Но она отогнала от себя и те, и другие.
Глава 6
Дом, в котором Константин провел свое детство и юность, опустел как-то незаметно. Получили квартиру одни соседи, другие… Последней уехала тетя Нина.
– Так и не встретила я свою любовь, Зин, – вздохнула она, когда отмечали ее отъезд на новое местожительство. – Видно, не судьба. Поживу на старости лет для себя.
Константин улыбнулся. Тетя Нина была смешная в своих вечных поисках любви и вечных разочарованиях. Без нее в доме стало совсем грустно.
Им с мамой тоже должны были дать квартиру, так как дом шел под снос.
– Дожить бы здесь, – говорила мама. – Хорошо, что ты квартиру получишь, а мне лучше в родных стенах умереть.
Константин терпеть не мог, когда она заговаривала о смерти. Впрочем, она о ней почти и не заговаривала. Мама не любила говорить об очевидных вещах, как и бабушка, в этом смысле он пошел в них.

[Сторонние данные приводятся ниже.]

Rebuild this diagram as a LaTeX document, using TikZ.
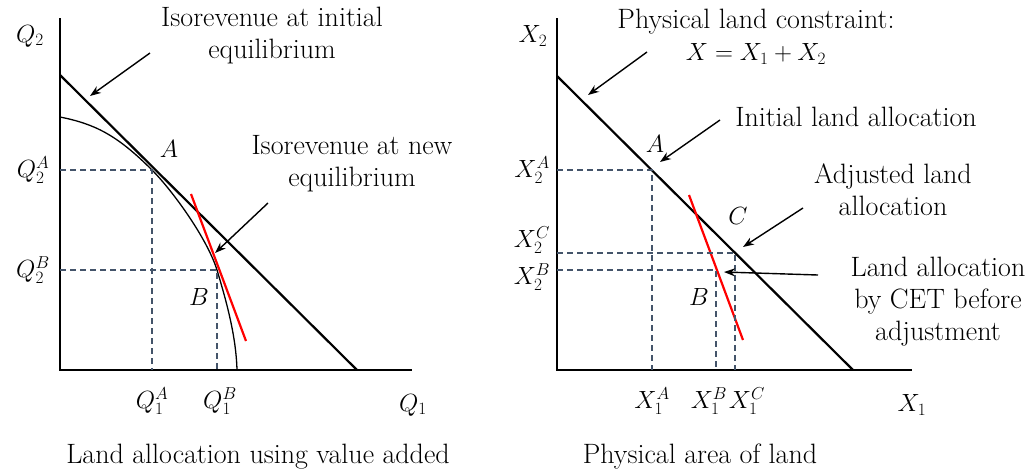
\documentclass[tikz,border=0pt]{standalone}
\usepackage{amsmath}
\usepackage{xcolor}
\usetikzlibrary{arrows.meta, positioning}
\definecolor{guideblue}{HTML}{44546A}

\begin{document}
\begin{tikzpicture}[x=1pt, y=-1pt,
  axis/.style={line width=2.4pt},
  budget/.style={line width=2.2pt},
  cet/.style={line width=1.3pt},
  tangent/.style={line width=2.2pt, red},
  guide/.style={guideblue, line width=1.1pt, dash pattern=on 6pt off 4pt},
  pointer/.style={-{Stealth[length=11pt, width=8pt]}, line width=1.4pt},
  lbl/.style={font=\fontsize{28}{32}\selectfont, align=center, inner sep=0pt},
  tick/.style={font=\fontsize{26}{30}\selectfont, inner sep=0pt}
]
  \useasboundingbox (0,0) rectangle (1036,475);

  % ---- Left panel: value added ----
  \coordinate (lO) at (60,370);
  \draw[axis] (60,18) -- (lO) -- (412,370);
  \coordinate (lA) at (152,170);
  \coordinate (lB) at (217,270);

  % isorevenue line and CET frontier
  \draw[budget] (60,75) -- (357,370);
  \draw[cet] (60,117) .. controls (95,124) and (117,135) .. (lA)
    .. controls (172,190) and (207,238) .. (lB)
    .. controls (226,300) and (236,335) .. (237,370);
  \draw[tangent] (191,194) -- (246,341);

  % guides
  \draw[guide] (60,170) -- (lA) -- (152,370);
  \draw[guide] (60,270) -- (lB) -- (217,370);

  % labels
  \node[tick] (lq2)  at (30,36)   {$Q_2$};
  \node[tick] (lq2a) at (33,170)  {$Q_2^A$};
  \node[tick] (lq2b) at (33,270)  {$Q_2^B$};
  \node[tick] (lq1a) at (152,401) {$Q_1^A$};
  \node[tick] (lq1b) at (220,401) {$Q_1^B$};
  \node[tick] (lq1)  at (413,405) {$Q_1$};
  \node[tick] (lAl)  at (169,149) {$A$};
  \node[tick] (lBl)  at (199,297) {$B$};

  \node[lbl] (isoInit) at (272,36) {Isorevenue at initial\\equilibrium};
  \node[lbl] (isoNew)  at (352,164) {Isorevenue at new\\equilibrium};
  \node[lbl] (capL)    at (258,457) {Land allocation using value added};

  \coordinate (isoInitS) at (150,53);
  \coordinate (isoInitE) at (90,96);
  \coordinate (isoNewS)  at (268,203);
  \coordinate (isoNewE)  at (215,253);
  \draw[pointer] (isoInitS) -- (isoInitE);
  \draw[pointer] (isoNewS) -- (isoNewE);

  % ---- Right panel: physical land ----
  \coordinate (rO) at (557,370);
  \draw[axis] (557,18) -- (rO) -- (912,370);
  \coordinate (rA) at (652,170);
  \coordinate (rB) at (716,270);
  \coordinate (rC) at (735,253);

  \draw[budget] (557,76) -- (853,370);
  \draw[tangent] (689,195) -- (743,340);

  \draw[guide] (557,170) -- (rA) -- (652,370);
  \draw[guide] (557,253) -- (rC) -- (735,370);
  \draw[guide] (557,270) -- (rB) -- (716,370);

  \node[tick] (rx2)  at (533,36)  {$X_2$};
  \node[tick] (rx2a) at (532,170) {$X_2^A$};
  \node[tick] (rx2c) at (532,240) {$X_2^C$};
  \node[tick] (rx2b) at (532,277) {$X_2^B$};
  \node[tick] (rx1a) at (652,401) {$X_1^A$};
  \node[tick] (rx1b) at (709,401) {$X_1^B$};
  \node[tick] (rx1c) at (747,401) {$X_1^C$};
  \node[tick] (rx1)  at (912,405) {$X_1$};
  \node[tick] (rAl)  at (655,144) {$A$};
  \node[tick] (rCl)  at (738,216) {$C$};
  \node[tick] (rBl)  at (699,297) {$B$};

  \node[lbl] (constr) at (756,37) {Physical land constraint:\\{\fontsize{25}{32}\selectfont$X = X_1 + X_2$}};
  \node[lbl] (initAl) at (856,117) {Initial land allocation};
  \node[lbl] (adjAl)  at (893,190) {Adjusted land\\allocation};
  \node[lbl] (cetAl)  at (938,302) {Land allocation\\by CET before\\adjustment};
  \node[lbl] (capR)   at (700,457) {Physical area of land};

  \coordinate (constrS) at (647,52);
  \coordinate (constrE) at (588,95);
  \coordinate (initAlS) at (720,120);
  \coordinate (initAlE) at (660,162);
  \coordinate (adjAlS)  at (803,208);
  \coordinate (adjAlE)  at (743,247);
  \coordinate (cetAlS)  at (818,275);
  \coordinate (cetAlE)  at (724,272);
  \draw[pointer] (constrS) -- (constrE);
  \draw[pointer] (initAlS) -- (initAlE);
  \draw[pointer] (adjAlS) -- (adjAlE);
  \draw[pointer] (cetAlS) -- (cetAlE);
\end{tikzpicture}
\end{document}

Для мамы было очевидно, например, что сын вернулся из Москвы в Киров из-за ее болезни. Она не хотела, чтобы он это делал, и сказала ему об этом. Он ее не послушался, потому что у него были свои очевидности. И что же теперь обсуждать?
Вообще-то Константин не видел в своем возвращении никакой жертвы, потому что работа на «Скорой» в Кирове отличалась от такой же московской не разительно, а кроме работы, в его жизни не было ничего захватывающего.

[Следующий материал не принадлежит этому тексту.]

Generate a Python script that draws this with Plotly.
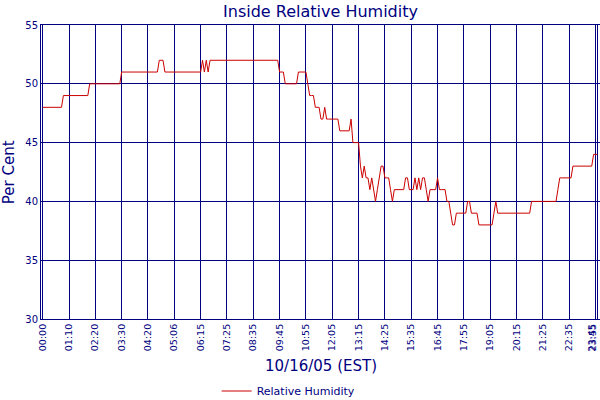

Он работал, мама вела хозяйство, если можно было так назвать их несложный быт. Серьезных усилий он ей совершать не позволял, потому что она ожидала операцию на сердце. Она и сама себе этого не позволяла, потому что относилась к своему здоровью ответственно, считая, что было бы эгоизмом с ее стороны, если бы она слегла, обременив таким образом сына.

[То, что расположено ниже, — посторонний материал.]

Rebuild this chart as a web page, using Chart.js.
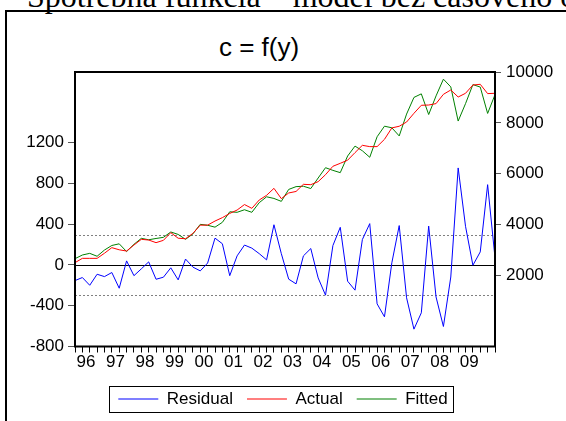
<!DOCTYPE html>
<html>
<head>
<meta charset="utf-8">
<script src="https://cdn.jsdelivr.net/npm/chart.js@4.4.0/dist/chart.umd.min.js"></script>
<style>
  html, body { margin: 0; padding: 0; background: #fff; }
  #page { position: relative; width: 566px; height: 421px; overflow: hidden; }
  #doc-line { position: absolute; left: 27px; top: -19px; font-size: 32px; line-height: 31px;
    font-family: "Liberation Serif", "Times New Roman", serif; white-space: nowrap; color: #000; }
  #frame { position: absolute; left: 5px; top: 10px; width: 700px; height: 600px; border: 2px solid #000; }
  #heading { position: absolute; left: 0; top: 34px; width: 518px; text-align: center; font-size: 26px;
    line-height: 26px; font-family: "Liberation Sans", Arial, sans-serif; color: #000; }
  #chart { position: absolute; left: 0; top: 0; }
</style>
</head>
<body>
<div id="page">
  <div id="doc-line">Spotrebná funkcia – model bez časového oneskorenia</div>
  <div id="frame"></div>
  <div id="heading">c = f(y)</div>
  <canvas id="chart" width="566" height="421"></canvas>
</div>
<script>
// quarterly observations 1996Q1 .. 2010Q2
const quarters = [];
for (let y = 1996; quarters.length < 58; y++) {
  for (let q = 1; q <= 4 && quarters.length < 58; q++) quarters.push(y + 'Q' + q);
}

const residual = [-154, -124, -200, -92, -115, -75, -229, 39, -106, -39,
  29, -141, -121, -29, -147, 57, -22, -59, 18, 262,
  207, -106, 88, 194, 164, 110, 49, 393, 110, -140,
  -186, 88, 160, -128, -297, 189, 368, -160, -248, 248,
  404, -382, -509, 20, 385, -323, -630, -470, 380, -315,
  -604, -119, 950, 378, -4, 127, 786, 69];

const actual = [2499, 2668, 2668, 2668, 2870, 3089, 3005, 2956, 3192, 3416,
  3389, 3286, 3377, 3680, 3460, 3440, 3650, 3975, 3975, 4136,
  4270, 4435, 4569, 4785, 4636, 4963, 5148, 5423, 5018, 5240,
  5300, 5580, 5567, 5686, 5960, 6290, 6407, 6530, 6828, 7115,
  7064, 7064, 7351, 7800, 7865, 8032, 8375, 8690, 8701, 8756,
  9122, 9292, 9016, 9162, 9488, 9516, 9150, 9162];

const fitted = [2655, 2800, 2865, 2750, 2995, 3175, 3240, 2935, 3220, 3455,
  3400, 3450, 3495, 3705, 3610, 3416, 3630, 4006, 3970, 3895,
  4085, 4500, 4480, 4580, 4480, 4858, 5090, 5025, 4910, 5380,
  5490, 5505, 5415, 5830, 6235, 6130, 6040, 6695, 7085, 6900,
  6645, 7452, 7868, 7805, 7485, 8345, 9000, 9140, 8327, 9060,
  9718, 9414, 8070, 8755, 9505, 9407, 8370, 9108];

const leftTicks = [-800, -400, 0, 400, 800, 1200];
const rightTicks = [2000, 4000, 6000, 8000, 10000];
// +/- one standard error of the regression, and zero
const bandLines = [297, -297];
const zeroLine = 0;

Chart.defaults.font.family = '"Liberation Sans", Arial, sans-serif';
Chart.defaults.font.size = 17;
Chart.defaults.color = '#000';

const plotDecor = {
  id: 'plotDecor',
  beforeDatasetsDraw(chart) {
    const {ctx, chartArea: a, scales: {y}} = chart;
    ctx.save();
    ctx.lineWidth = 1;
    ctx.strokeStyle = '#808080';
    ctx.setLineDash([2, 2]);
    bandLines.forEach(v => {
      const py = Math.round(y.getPixelForValue(v)) + 0.5;
      ctx.beginPath(); ctx.moveTo(a.left, py); ctx.lineTo(a.right, py); ctx.stroke();
    });
    ctx.setLineDash([]);
    ctx.strokeStyle = '#000';
    const pz = Math.round(y.getPixelForValue(zeroLine)) + 0.5;
    ctx.beginPath(); ctx.moveTo(a.left, pz); ctx.lineTo(a.right, pz); ctx.stroke();
    ctx.restore();
  },
  afterDraw(chart) {
    const {ctx, chartArea: a, legend} = chart;
    ctx.save();
    ctx.strokeStyle = '#000';
    ctx.lineWidth = 2;
    ctx.strokeRect(a.left, a.top, a.right - a.left, a.bottom - a.top);
    // box round the legend
    const hb = legend.legendHitBoxes;
    if (hb && hb.length) {
      const first = hb[0], last = hb[hb.length - 1];
      const x0 = first.left - 9, x1 = last.left + last.width + 6;
      const y0 = first.top - 4.5, y1 = first.top + first.height + 4.5;
      ctx.lineWidth = 1;
      ctx.strokeRect(Math.round(x0) + 0.5, Math.round(y0) + 0.5, Math.round(x1 - x0), Math.round(y1 - y0));
    }
    ctx.restore();
  }
};

const line = (label, data, color, axis) => ({
  label, data, yAxisID: axis,
  borderColor: color, backgroundColor: color,
  borderWidth: 1, pointRadius: 0, tension: 0, fill: false
});

new Chart(document.getElementById('chart'), {
  type: 'line',
  data: {
    labels: quarters,
    datasets: [
      line('Residual', residual, '#0000ff', 'y'),
      line('Actual', actual, '#ff0000', 'y1'),
      line('Fitted', fitted, '#008000', 'y1')
    ]
  },
  options: {
    responsive: false,
    animation: false,
    devicePixelRatio: 1,
    layout: { padding: { top: 72, left: 0, right: 0, bottom: 3.5 } },
    plugins: {
      title: { display: false },
      tooltip: { enabled: false },
      legend: {
        position: 'bottom',
        labels: {
          boxWidth: 40, boxHeight: 1, padding: 14, color: '#000',
          font: { size: 17 },
          generateLabels(chart) {
            return chart.data.datasets.map((ds, i) => ({
              text: ds.label,
              datasetIndex: i,
              fillStyle: ds.borderColor,
              strokeStyle: ds.borderColor,
              lineWidth: 0,
              hidden: false
            }));
          }
        }
      }
    },
    scales: {
      x: {
        type: 'category',
        offset: false,
        border: { display: false },
        grid: { drawOnChartArea: false, offset: false, tickLength: 6, tickColor: '#000' },
        ticks: {
          autoSkip: false, maxRotation: 0, minRotation: 0,
          labelOffset: 3.7, padding: 0,
          // year label in the middle of each complete year
          callback(v, i) {
            const q = quarters[i];
            return q.endsWith('Q2') && i + 3 < quarters.length ? q.slice(2, 4) : '';
          }
        },
        afterFit(s) { s.height = 30; }
      },
      y: {
        position: 'left',
        min: -800, max: 1890,
        border: { display: false },
        grid: { drawOnChartArea: false, tickLength: 7, tickColor: '#555' },
        ticks: { padding: 4, callback: v => String(v) },
        afterBuildTicks(s) { s.ticks = leftTicks.map(v => ({ value: v })); },
        afterFit(s) { s.width = 75; }
      },
      y1: {
        position: 'right',
        min: -800, max: 10000,
        border: { display: false },
        grid: { drawOnChartArea: false, tickLength: 6, tickColor: '#555' },
        ticks: { padding: 5, callback: v => String(v) },
        afterBuildTicks(s) { s.ticks = rightTicks.map(v => ({ value: v })); },
        afterFit(s) { s.width = 71; }
      }
    }
  },
  plugins: [plotDecor]
});
</script>
</body>
</html>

Вечерами, если он был не на дежурстве, они разговаривали о каких-нибудь выставках и спектаклях, которые мама посещала гораздо чаще, чем он, пеняя ему за недостаточное внимание к культурной жизни, которая, «поверь, Костик, в Кирове очень насыщенная». Так было заведено. Если он возвращался с работы поздно, она считала необходимым его дождаться, это тоже было заведено, и, на его взгляд, правильно.
Однажды, когда Константин вернулся с работы не очень поздно, то услышал в кухне голоса и подумал, что у мамы гости.
Но она вышла ему навстречу и сказала:
– А у нас соседи появились. В Нининых комнатах будут жить.
Он удивился. Какие соседи? Дом вот-вот снесут.
Соседи, женщина и мальчик лет восьми, сидели в кухне за столом, который остался от тети Нины.
– Надя и Сева, – представила мама.
Надя почти не изменилась за три года. То же классическое лицо, только выражение стало жестче. Если раньше она была похожа на нимфу, то теперь на воинственную античную деву.
Ее красота по-прежнему ошеломляла, как выстрел, но Константин сразу же вспомнил притон, в котором увидел ее впервые, и то же чувство, что и тогда, охватило его: красота ее почему-то казалась ему оскорбительной. Зачем она дана? Кого радует? Даже ее носительницу едва ли.
Выпили за знакомство, Константин и мама водки, а Надя вина. Константин подумал, что она и сыну нальет спиртного, но она налила Севе апельсиновый сок, а вскоре отправила его спать. Уверенность чувствовалась в каждом ее поступке так же, как в выражении лица.